Remember NTP? It became perhaps the most famously successful patent-holding company in history when it exacted $612 million in tribute from RIM (NSDQ: RIMM) back in 2006. The company’s new round of mobile lawsuits-against all the big industry players, including AT&T (NYSE: T), Apple (NSDQ: AAPL), Google (NSDQ: GOOG), Microsoft (NSDQ: MSFT), Verizon, and others-were on hold while the U.S. Patent Office took a second look at RIM’s patents.
The U.S. Patent Office threw out many of RIM’s patents during the reexam; but RIM appealed the decision, and now has won on appeal, Bloomberg reports. That means the reexam proceedings will happen all over again, but with different guidance from courts.

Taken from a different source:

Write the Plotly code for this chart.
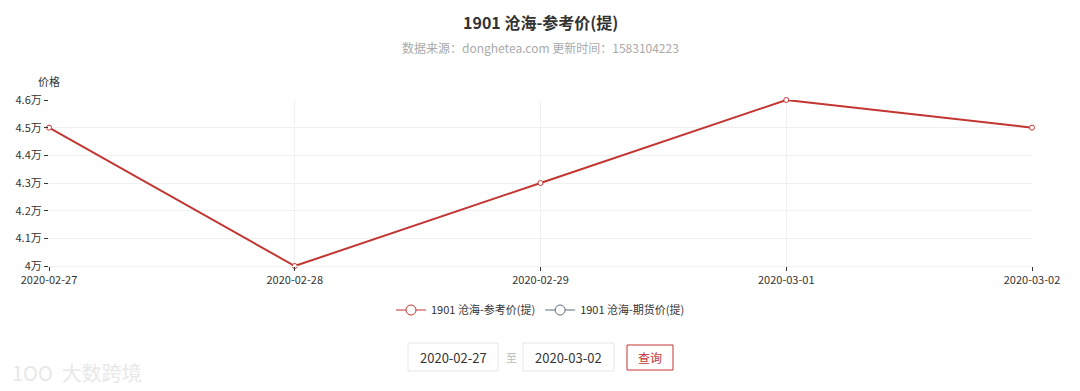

NTP’s lawsuits were on hold pending the result of this appeal. Because the case has been remanded back to the Patent Office, it probably means there will be yet more delays before NTP can re-open its lawsuits. But it also means that the companies being sued by NTP (and again, that’s just about the whole industry) will have some potentially major suits hanging over their heads for months or even years to come.
The company says its patents are foundational technologies when it comes to sending e-mail over a mobile phone. Taking a look at today’s decision [PDF], the crux of the disagreement is that the panel of judges hearing the appeal believe that the patent office didn’t use the correct definition of the term “electronic mail.”
NTP was founded by Donald Stout, a patent lawyer himself. Stout reportedly collected $177 million personally from the RIM settlement. The giant NTP settlement came when a judge was on the verge of ordering a shutdown of RIM’s Blackberry network. Such a shutdown would be practically impossible for a patent-holding company like NTP to orchestrate today; a 2007 Supreme Court decision, eBay (NSDQ: EBAY) v. MercExchange, made it much harder for patent holders to get injunctions when they win lawsuits.
Stout declined to comment to Bloomberg on NTP’s win today.